Por que o homem deseja com tanto frenesi ir ao espaço? Porque o seu espírito é, iminentemente, aventureiro. A curiosidade é a locomotora de todos os nossos instintos e decisões. A curiosidade busca a aventura e essa, por sua vez, implica encontrar resposta à tantalizante questão da vida similar à nossa em outros astros.
Em 1958 o físico francês Charles Noel Martin declarou: "Enquanto o homem se manteve preso em seu planeta, esmagado pela força da gravidade que o retém, não sonhou muito com o desconhecido todo que deve existir alhures. Tem-nos sido suficiente pensar na nossa Terra para que fôssemos preocupar-nos com o resto. Mas esse resto é, justamente, quase tudo, não passando nossa Terra do resto desse quase tudo".
Poucos anos atrás, almoçando com o astronauta russo Alexander Lazutkin, olhei bem nos olhos dele e lhe disse que não podia imaginar que ele havia morado na estação espacial Mir por 184 dias, descortinando durante todo esse tempo a Terra, a Lua, o Sol, as estrelas, sob um ângulo totalmente diferente. E recordei o título dos memoráveis artigos do inesquecível amigo José Wanderley Dias, A Vista do Meu Ponto. Francamente, no bom sentido, senti inveja.
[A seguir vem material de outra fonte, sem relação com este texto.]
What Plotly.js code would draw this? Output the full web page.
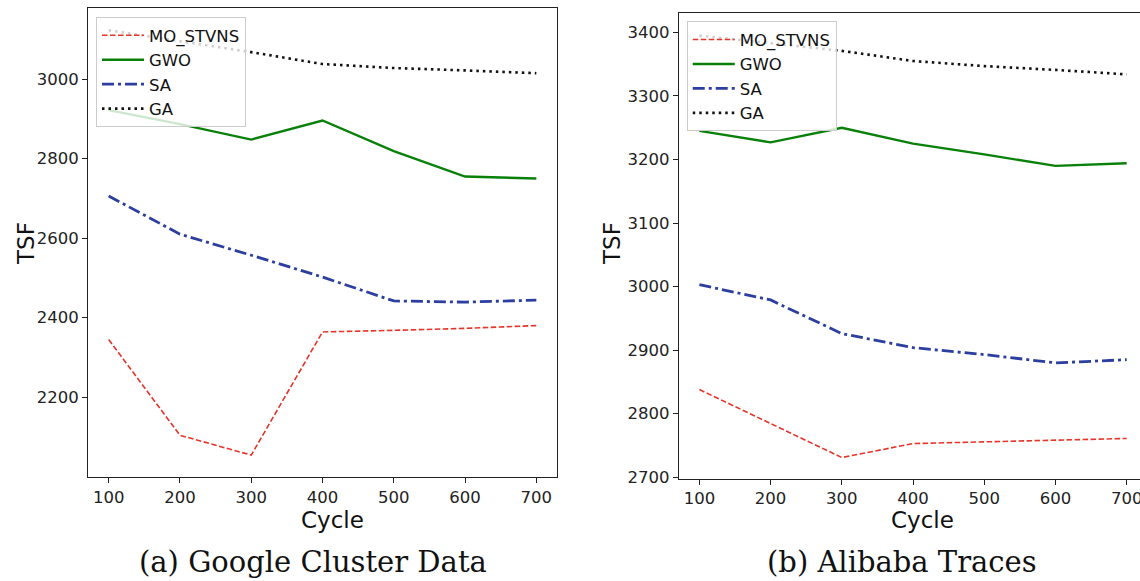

Hoje nós temos um herói brasileiro, o tenente-coronel aviador Marcos Pontes, meu conterrâneo. Através dele eu me comprazo. Através dele eu me sinto também um pouco lá fora. Ele é um orgulho para o Brasil. E nós, que tanto precisamos de heróis, agora temos mais um. Que o espírito do notável Santos Dumont, o verdadeiro pai da aviação, te acompanhe Pontes, pelas tuas coragem e ousadia. Você é um marco para essa nova e promissora geração de jovens capazes de mudar o Brasil. Você é, na tua especialidade, uma das chaves que estão abrindo os cofres da cultura, da educação, das artes, da ciência, da tecnologia, em todos os ramos do conhecimento, para o teu povo. Se alguém negar isso estará negando a si próprio, a sua Pátria, a humanidade. Por mais simples que tenham sido as experiências que foram desenvolvidas na Estação Espacial Internacional, ainda assim elas representam o início de um futuro programa de pesquisas que os jovens brasileiros de agora estarão, em dez ou vinte anos, desenvolvendo, posto que genialidade e criatividade não nos faltam. Por outro lado, aqueles milhares de jovens marginalizados, sem teto, nem trabalho, sem perspectiva de vida, se devidamente amparados por ações contundentes aplicadas pelos governantes e empresários de elite, ajudarão a reverter o triste quadro que o programa Falcão mostrou na tevê.
A exploração do espaço pelo homem não pode ser efetuada num piscar de olhos. Ela é um processo gradual. E nós brasileiros chegamos lá. Astronomia e astronáutica brasileiras são hoje atividades de ponta. Nossos cientistas estão contribuindo para esse mister.
E aqui combino minhas palavras com as do grande explorador norueguês Fridtjof Nausen: "A história da humanidade é uma contínua luta entre a escuridão e a luz. Por isso não se justifica discutir o uso do conhecimento. O homem quer saber e se o impedirmos ele perderá a sua condição de homem". Parabéns coronel! Valeu Pontes!
José Manoel Luís da Silva é astrônomo e diretor o Observatório Astronômico e Planetário do Colégio Estadual do Paraná, membro da Sociedade Astronômica Brasileira e observador correspondente na Nasa.